Insieme alle alluvioni, un altro rischio in Alto Adige sono le colate detritiche, ossia colate veloci di fango e detriti, che rappresentano il secondo serio pericolo naturale. Si originano grazie alla geomorfologia relativamente giovane dell’Alto Adige, che facilita il distaccamento di enormi volumi di materiali in caso di forti precipitazioni piovose. Il più delle volte queste colate sono fatte di terra e fango, ma possono sviluppare forze tali da trasportare anche massi rocciosi delle dimensioni di una casa monofamiliare. Di fronte a una tale potenza spesso non resistono neanche le apposite opere di protezione.
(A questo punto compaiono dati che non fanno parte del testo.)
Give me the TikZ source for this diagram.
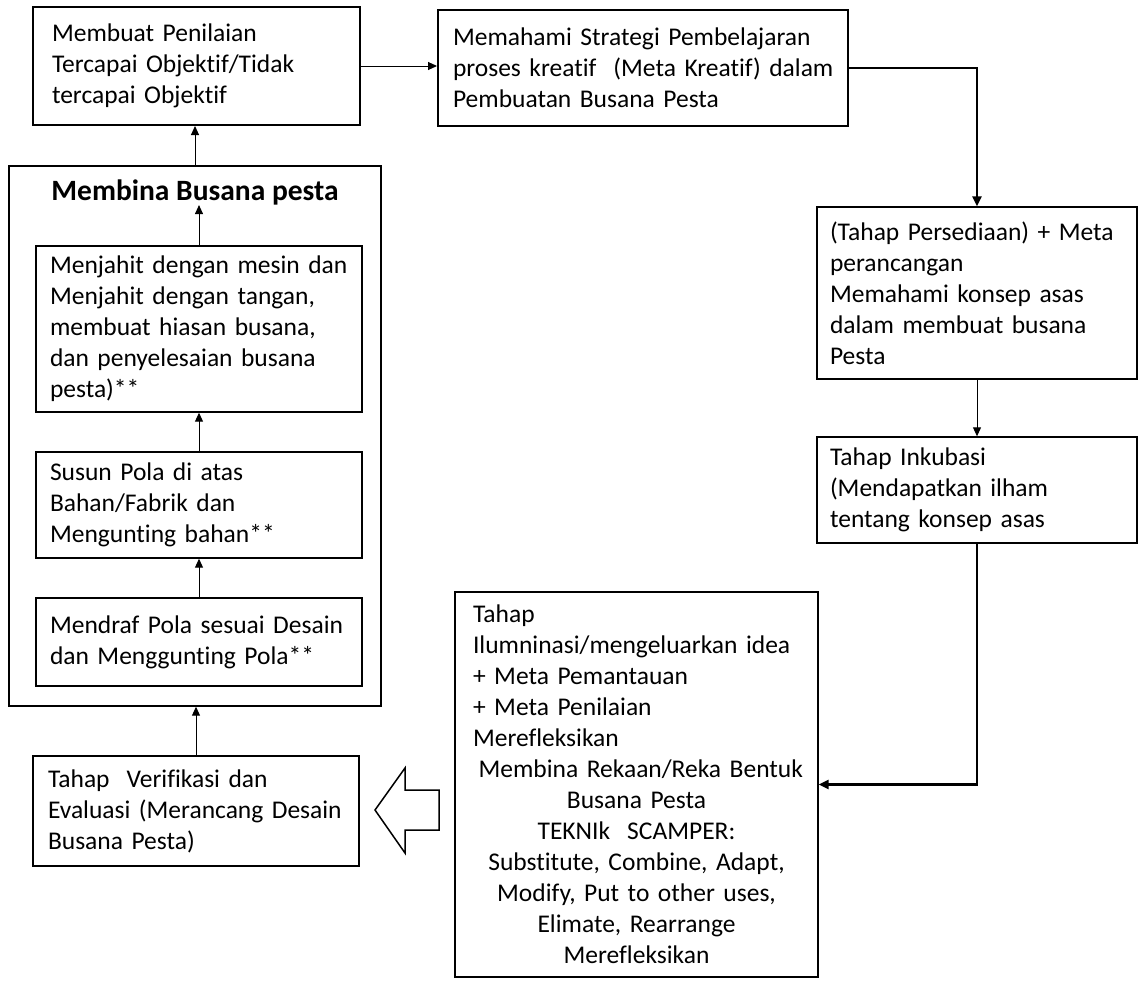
\documentclass[tikz,border=0pt]{standalone}
\usepackage{fontspec}
\setmainfont{Carlito}[Ligatures=NoCommon]
\usetikzlibrary{arrows.meta}
\newcommand{\ctrln}[1]{\makebox[\hsize][c]{#1}}
\begin{document}
\begin{tikzpicture}[x=0.5pt,y=-0.5pt,
  box/.style={draw, line width=0.7pt, align=left, inner ysep=2pt,
    font=\fontsize{12.75pt}{15.5pt}\selectfont},
  boldbox/.style={box, line width=1pt},
  thinarr/.style={line width=0.5pt, -{Triangle[length=4.5pt,width=4pt]}},
  thickarr/.style={line width=1.2pt, -{Triangle[length=5pt,width=4.5pt]}},
  hollow/.style={draw, line width=0.75pt, fill=white}]
\useasboundingbox (0,0) rectangle (1138,980);
\fill[white] (0,0) rectangle (1138,980);

% top row
\node[boldbox, inner xsep=9.5pt, text width=144.5pt, minimum width=163.5pt, minimum height=59pt] (A) at (196.5,66)
  {Membuat Penilaian\\Tercapai Objektif/Tidak\\tercapai Objektif};
\node[boldbox, inner xsep=7.5pt, text width=190pt, minimum width=205pt, minimum height=58pt] (B) at (643,68)
  {Memahami Strategi Pembelajaran\\proses kreatif\ \ (Meta Kreatif) dalam\\Pembuatan Busana Pesta};

% right column
\node[box, inner xsep=6.5pt, text width=147pt, minimum width=160pt, minimum height=86pt] (C) at (977,293)
  {(Tahap Persediaan) + Meta\\perancangan\\Memahami konsep asas\\dalam membuat busana\\Pesta};
\node[box, inner xsep=6.5pt, text width=147pt, minimum width=160pt, minimum height=53pt] (D) at (977,490)
  {Tahap Inkubasi\\(Mendapatkan ilham\\tentang konsep asas};
\node[box, inner xsep=9pt, text width=163.5pt, minimum width=181.5pt, minimum height=192.5pt] (E) at (636.5,784.5)
  {Tahap\\Ilumninasi/mengeluarkan idea\\+ Meta Pemantauan\\+ Meta Penilaian\\Merefleksikan\\
   \ctrln{\ Membina Rekaan/Reka Bentuk}\\\ctrln{Busana Pesta}\\\ctrln{TEKNIk\ \ SCAMPER:}\\
   \ctrln{Substitute, Combine, Adapt,}\\\ctrln{Modify, Put to other uses,}\\
   \ctrln{Elimate, Rearrange}\\\ctrln{Merefleksikan}};

% left column
\node[draw, line width=0.7pt, minimum width=186pt, minimum height=270pt, inner sep=0pt] (bina) at (195,436) {};
\node[inner sep=0pt, font=\fontsize{14.75pt}{18pt}\selectfont\bfseries] (title) at (195,192) {Membina Busana pesta};
\node[box, inner xsep=7pt, text width=149pt, minimum width=163pt, minimum height=83pt] (jahit) at (199,329)
  {Menjahit dengan mesin dan\\Menjahit dengan tangan,\\membuat hiasan busana,\\dan penyelesaian busana\\pesta)**};
\node[box, inner xsep=7pt, text width=149pt, minimum width=163pt, minimum height=53pt] (susun) at (199,505)
  {Susun Pola di atas\\Bahan/Fabrik dan\\Mengunting bahan**};
\node[box, inner xsep=7pt, text width=149pt, minimum width=163pt, minimum height=44pt] (draf) at (199,642)
  {Mendraf Pola sesuai Desain\\dan Menggunting Pola**};
\node[box, inner xsep=7.5pt, text width=148pt, minimum width=163pt, minimum height=55pt] (verif) at (196,811)
  {Tahap\ \ Verifikasi dan\\Evaluasi (Merancang Desain\\Busana Pesta)};

% connectors
\draw[thinarr] (A.east) -- (A.east -| B.west);
\draw[thickarr] (B.east) -| (C.north);
\draw[thinarr] (C.south) -- (D.north);
\draw[thickarr] (D.south) |- (E.east);
\draw[thinarr] (bina.north) -- (bina.north |- A.south);
\draw[thinarr] (jahit.north) -- (jahit.north |- title.south);
\draw[thinarr] (susun.north) -- (jahit.south);
\draw[thinarr] (draf.north) -- (susun.south);
\draw[thinarr] (verif.north) -- (verif.north |- bina.south);

% hollow block arrow
\draw[hollow] (375,810) -- (405,768) -- (405,790) -- (439,790) -- (439,830) -- (405,830) -- (405,853) -- cycle;
\end{tikzpicture}
\end{document}
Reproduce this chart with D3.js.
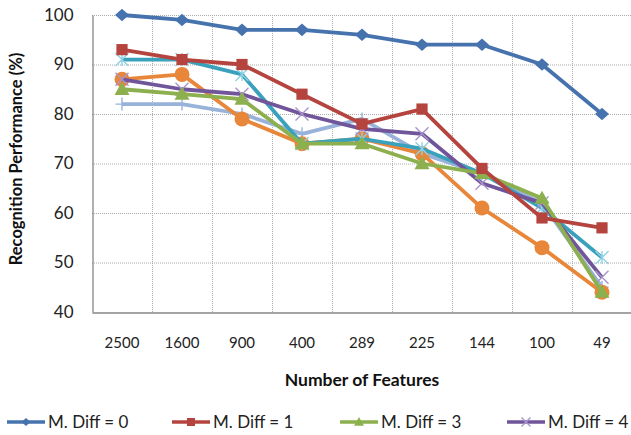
<!DOCTYPE html>
<html>
<head>
<meta charset="utf-8">
<script src="https://cdn.jsdelivr.net/npm/d3@7"></script>
<style>
  html, body { margin: 0; padding: 0; background: #fff; }
  svg { display: block; font-family: Lato, "Liberation Sans", Arial, sans-serif; }
</style>
</head>
<body>
<svg id="chart" width="631" height="435"></svg>
<script>
// Number of features on the x axis (ordinal, largest first)
const featureCounts = ["2500", "1600", "900", "400", "289", "225", "144", "100", "49"];
const yTicks = [40, 50, 60, 70, 80, 90, 100];

// Recognition performance (%) per series
const diff0 = [100, 99, 97, 97, 96, 94, 94, 90, 80];
const diff1 = [93, 91, 90, 84, 78, 81, 69, 59, 57];
const diff3 = [85, 84, 83, 74, 74, 70, 68, 63, 44];
const diff4 = [87, 85, 84, 80, 77, 76, 66, 62, 47];
const diffE = [91, 91, 88, 74, 75, 73, 68, 61, 51];
const diffF = [87, 88, 79, 74, 75, 72, 61, 53, 44];
const diffG = [82, 82, 80, 76, 79, 72, 68, 62, 45];

const seriesNames = ["M. Diff = 0", "M. Diff = 1", "M. Diff = 3", "M. Diff = 4", "", "", ""];
const seriesValues = [diff0, diff1, diff3, diff4, diffE, diffF, diffG];
const seriesColors = ["#4673AE", "#B5443F", "#8DB04E", "#71559A", "#3AA1BC", "#E8863A", "#98B2DA"];
const markerColors = ["#4673AE", "#B5443F", "#8DB04E", "#A894CC", "#8FD0E2", "#E8863A", "#98B2DA"];
const markerTypes = ["diamond", "square", "triangle", "x", "star", "circle", "plus"];

const svg = d3.select("#chart");
const plot = { left: 92, top: 15, right: 632, bottom: 312 };

const x = d3.scaleBand().domain(featureCounts).range([plot.left, plot.right]);
const y = d3.scaleLinear().domain([40, 100]).range([plot.bottom, plot.top]);

// dotted grid
const grid = svg.append("g");
grid.selectAll("line.h").data(yTicks.filter(v => v > 40)).join("line")
  .attr("x1", plot.left).attr("x2", plot.right)
  .attr("y1", d => y(d) + 0.5).attr("y2", d => y(d) + 0.5)
  .attr("stroke", "#ababab").attr("stroke-dasharray", "1,1");
grid.selectAll("line.v").data(featureCounts.slice(1)).join("line")
  .attr("x1", d => Math.round(x(d)) + 0.5).attr("x2", d => Math.round(x(d)) + 0.5)
  .attr("y1", plot.top).attr("y2", plot.bottom)
  .attr("stroke", "#ababab").attr("stroke-dasharray", "1,1");

// axes
const yAxis = svg.append("g").attr("transform", `translate(${plot.left + 0.5},0)`)
  .call(d3.axisLeft(y).tickValues(yTicks).tickSize(0).tickPadding(19));
const xAxis = svg.append("g").attr("transform", `translate(0,${plot.bottom + 0.5})`)
  .call(d3.axisBottom(x).tickSize(0).tickPadding(25));
[yAxis, xAxis].forEach(a => {
  a.select(".domain").attr("stroke", "#868686").attr("stroke-width", 1.3);
  a.selectAll("text").attr("font-family", "Lato, Liberation Sans, Arial, sans-serif")
    .attr("fill", "#222");
});
yAxis.selectAll("text").attr("font-size", 17);
xAxis.selectAll("text").attr("font-size", 15);

// axis titles
svg.append("text").attr("x", 362).attr("y", 386).attr("text-anchor", "middle")
  .attr("font-size", 17.5).attr("font-weight", "bold").attr("fill", "#111")
  .text("Number of Features");
svg.append("text").attr("transform", "translate(22,159) rotate(-90)").attr("text-anchor", "middle")
  .attr("font-size", 16.5).attr("font-weight", "bold").attr("fill", "#111")
  .text("Recognition Performance (%)");

// marker drawing
function drawMarker(g, type, cx, cy, s, fill, stroke) {
  const h = s / 2;
  switch (type) {
    case "diamond":
      g.append("path").attr("d", `M${cx},${cy - h * 0.9}L${cx + h},${cy}L${cx},${cy + h * 0.9}L${cx - h},${cy}Z`).attr("fill", fill);
      break;
    case "square":
      g.append("rect").attr("x", cx - h * 0.8).attr("y", cy - h * 0.8)
        .attr("width", s * 0.8).attr("height", s * 0.8).attr("fill", fill);
      break;
    case "triangle":
      g.append("path").attr("d", `M${cx},${cy - h}L${cx + h},${cy + h * 0.75}L${cx - h},${cy + h * 0.75}Z`).attr("fill", fill);
      break;
    case "circle":
      g.append("circle").attr("cx", cx).attr("cy", cy).attr("r", h).attr("fill", fill);
      break;
    case "x":
      g.append("path").attr("d", `M${cx - h},${cy - h}L${cx + h},${cy + h}M${cx - h},${cy + h}L${cx + h},${cy - h}`)
        .attr("stroke", stroke).attr("stroke-width", 1.4).attr("fill", "none");
      break;
    case "star":
      g.append("path").attr("d", `M${cx - h},${cy - h}L${cx + h},${cy + h}M${cx - h},${cy + h}L${cx + h},${cy - h}M${cx},${cy - h}L${cx},${cy + h}`)
        .attr("stroke", stroke).attr("stroke-width", 1.4).attr("fill", "none");
      break;
    case "plus":
      g.append("path").attr("d", `M${cx - h},${cy}L${cx + h},${cy}M${cx},${cy - h}L${cx},${cy + h}`)
        .attr("stroke", stroke).attr("stroke-width", 1.4).attr("fill", "none");
      break;
  }
}

const line = d3.line().x((d, i) => x(featureCounts[i]) + x.bandwidth() / 2).y(d => y(d));

// series drawn last-first so the first series sits on top
const order = [6, 5, 4, 3, 2, 1, 0];
const sizes = { diamond: 14, square: 14, triangle: 15, circle: 15, x: 13, star: 13, plus: 13 };
order.forEach(si => {
  const g = svg.append("g");
  g.append("path").datum(seriesValues[si]).attr("d", line)
    .attr("fill", "none").attr("stroke", seriesColors[si]).attr("stroke-width", 3.8)
    .attr("stroke-linejoin", "round");
  seriesValues[si].forEach((v, i) => {
    drawMarker(g, markerTypes[si], x(featureCounts[i]) + x.bandwidth() / 2, y(v),
      sizes[markerTypes[si]], seriesColors[si], markerColors[si]);
  });
});

// legend (first row)
const legendX = [7, 172, 340, 507];
const legendY = 422;
legendX.forEach((lx, i) => {
  const g = svg.append("g");
  g.append("line").attr("x1", lx).attr("x2", lx + 38).attr("y1", legendY).attr("y2", legendY)
    .attr("stroke", seriesColors[i]).attr("stroke-width", 3.5);
  const sz = { diamond: 9, square: 10, triangle: 10, x: 9 }[markerTypes[i]];
  drawMarker(g, markerTypes[i], lx + 19, legendY, sz, seriesColors[i], markerColors[i]);
  g.append("text").attr("x", lx + 41).attr("y", legendY + 6)
    .attr("font-size", 17).attr("fill", "#222").text(seriesNames[i]);
});
</script>
</body>
</html>
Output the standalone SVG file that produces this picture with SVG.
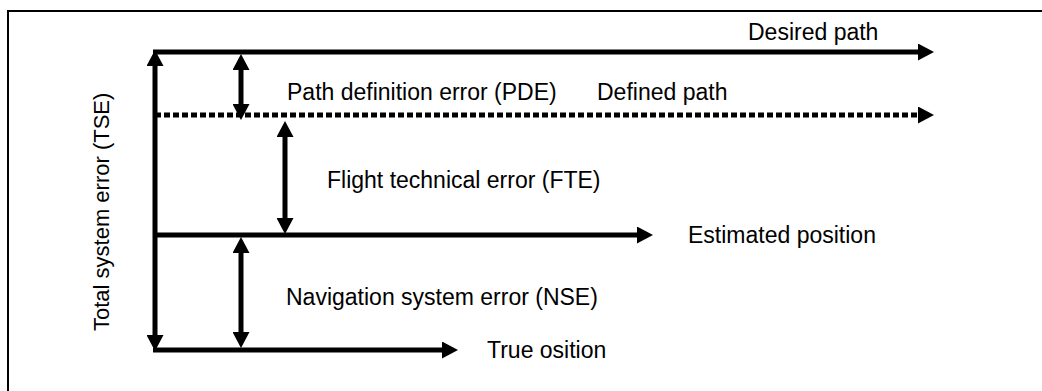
<svg xmlns="http://www.w3.org/2000/svg" width="1042" height="391" viewBox="0 0 1042 391">
  <style>
    .lbl { font-family: "Liberation Sans", Arial, sans-serif; font-size: 23px; fill: #000; }
    .vert { font-size: 22px; }
    .ln { stroke: #000; stroke-width: 5; fill: none; }
    .dot { stroke-dasharray: 6 3; }
    .frame { stroke: #000; stroke-width: 2; fill: none; }
  </style>
  <defs>
    <marker id="head" viewBox="0 -8.5 16 17" refX="0" refY="0" markerWidth="16" markerHeight="17" markerUnits="userSpaceOnUse" orient="auto-start-reverse">
      <path d="M0,-8.5 L16,0 L0,8.5 Z" fill="#000"/>
    </marker>
  </defs>

  <!-- open frame: top and left edges -->
  <path class="frame" d="M8,391 L8,11 L1042,11"/>

  <g id="connectors">
    <!-- paths -->
    <line class="ln" x1="153" y1="52" x2="918" y2="52" marker-end="url(#head)"/>
    <line class="ln dot" x1="155" y1="115" x2="918" y2="115" marker-end="url(#head)"/>
    <line class="ln" x1="153" y1="235" x2="637" y2="235" marker-end="url(#head)"/>
    <line class="ln" x1="153" y1="350" x2="442" y2="350" marker-end="url(#head)"/>
    <!-- error spans -->
    <line class="ln" x1="155" y1="66" x2="155" y2="335" marker-start="url(#head)" marker-end="url(#head)"/>
    <line class="ln" x1="241" y1="70" x2="241" y2="104" marker-start="url(#head)" marker-end="url(#head)"/>
    <line class="ln" x1="285" y1="137" x2="285" y2="218" marker-start="url(#head)" marker-end="url(#head)"/>
    <line class="ln" x1="241" y1="253" x2="241" y2="332" marker-start="url(#head)" marker-end="url(#head)"/>
  </g>

  <g id="desired-path"><text class="lbl" x="748" y="40">Desired path</text></g>
  <g id="defined-path"><text class="lbl" x="597" y="100">Defined path</text></g>
  <g id="pde"><text class="lbl" x="287" y="100">Path definition error (PDE)</text></g>
  <g id="fte"><text class="lbl" x="327" y="188">Flight technical error (FTE)</text></g>
  <g id="estimated-position"><text class="lbl" x="688" y="243">Estimated position</text></g>
  <g id="nse"><text class="lbl" x="286" y="305">Navigation system error (NSE)</text></g>
  <g id="true-position"><text class="lbl" x="487" y="358">True osition</text></g>
  <g id="tse"><text class="lbl vert" transform="translate(109,331) rotate(-90)">Total system error  (TSE)</text></g>
</svg>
Ciò nonostante, le sistemazioni di arginamento lungo i pendii a rischio di colate detritiche sono una misura protettiva importante. Sbarramenti e strutture contenitive possono fermare il materiale franato, mentre le costruzioni devianti possono dirigere la colata lontano dagli edifici, dalle strade o da infrastrutture importanti come le dighe.

Tutto ciò è preceduto da un’efficiente piano delle zone di pericolo. Nel corso della compilazione di questi piani, si analizza il pericolo di colate detritiche in determinate zone, che vengono poi definite zone di pericolo, in cui vige il divieto o una limitazione dell’attività costruttiva. In questo modo questo pericolo naturale - ma anche gli altri – vengono integrati nei piani regolatori urbanistici dei comuni, per ridurre al minimo i rischi.

In una regione rocciosa come l’Alto Adige anche la caduta massi è un pericolo costante. Causa principale della caduta massi è l’erosione, ma anche l’acqua piovana e di scioglimento delle nevi, il ghiaccio e il disgelo del permafrost possono causare questo fenomeno. In alta montagna la caduta massi rappresenta un pericolo per gli alpinisti, escursionisti e arrampicatori, invece nelle zone abitate, soprattutto in vicinanza delle strade di montagna, la caduta massi rappresenta un serio pericolo per un numero più elevato di persone.

Per ridurre il più possibile questo pericolo, in Alto Adige i pendii a rischio di caduta massi situati in vicinanza delle strade, sono sistemati con apposite reti e costruzioni di arginamento. Anche gli edifici abitativi risultati a rischio vengono messi in sicurezza, per garantire l’incolumità di persone, animali e terreni dall’eventuale caduta di massi.

Se la caduta massi è particolarmente consistente, si parla di crolli di roccia. Questi sono un fenomeno frequente soprattutto nel territorio geologicamente fragile delle Dolomiti, dove però sono perlopiù limitati alle zone amene e non abitate.

Se a slittare sono grandi volumi di roccia e/o terreno, si parla di una frana. La frana più spettacolare degli ultimi anni si verificò nel dicembre del 2012 nel comune di Badia, quando ci fu lo scivolamento di una superficie di 40 ettari fra San Leonardo e San Cassiano. Contro frane di queste dimensioni è quasi impossibile intervenire, però a volte è possibile tentare il drenaggio dei pendii a rischio. Già da qualche anno ormai, sotto al Sasso di Santa Croce in Val Badia è in movimento un intero pendìo, a cui sono stati applicati dei canali di drenaggio per arrestare questo tipo di frana a lento scorrimento. Pendii di questo tipo vengono misurati e monitorati continuamente, per rilevare tempestivamente eventuali cambiamenti ed adottare le idonee misure di protezione.